By Ajoy K. Das
India’s Ministry of Mines has commenced the process of framing a National Mineral Index (NMI) of various minerals, but the mining industry has opposed some of the benchmarks being considered in evolving such an index.

The NMI, as proposed by the government, would form the basis of all statutory payments like auction premium, royalty, district mineral fund (DMF) contribution that goes toward development of a local area affected by mining and National Mineral Exploration Trust (NMET).

As things stand now, the Ministry of Mines is proposed to frame NMI for minerals based on National Coal Index (NCI), which is based on state-run miner, Coal India Ltd.’s (CIL) notified sale price, CIL auction selling price and import price.

However, the domestic mining industry has pointed out that while the bulk volume of coal produced in the country is consumed for power generation, which is a government-regulated sector where tariffs are government determined, non-coal minerals are consumed by non-regulated industries like steel, aluminum, cement and the like. Hence, methodology for the calculation of NMI should be fundamentally different that NCI.

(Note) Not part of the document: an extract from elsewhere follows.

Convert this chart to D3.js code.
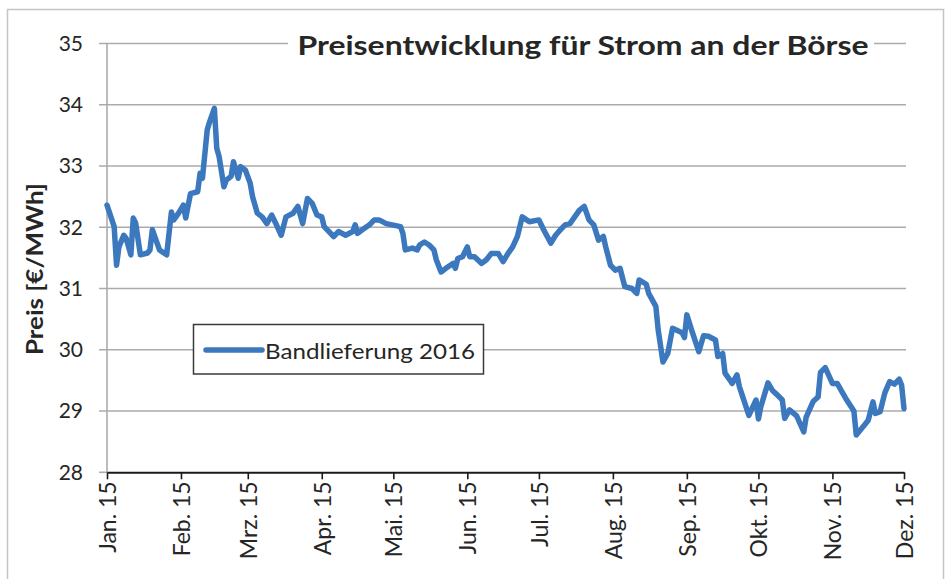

In a communication to the Ministry of Mines, the Federation of Indian Mineral Industries (FIMI), the apex representative body of domestic miners pointed out that basic premise of NMI is that present statutory payment including auction premium royalties, DMF, NMET are absed in “Average Selling Price (ASP)” published by the Indian Bureau of Mines (IBM).

FIMI has argued that the present system of ASP is a realistic price discovery mechanism where the actual transaction price of the top 10 non-captive mines in each state sold at an arm’s length is captured, and in short ASP is the weighted average of the ex-mine price of all non-captive mines.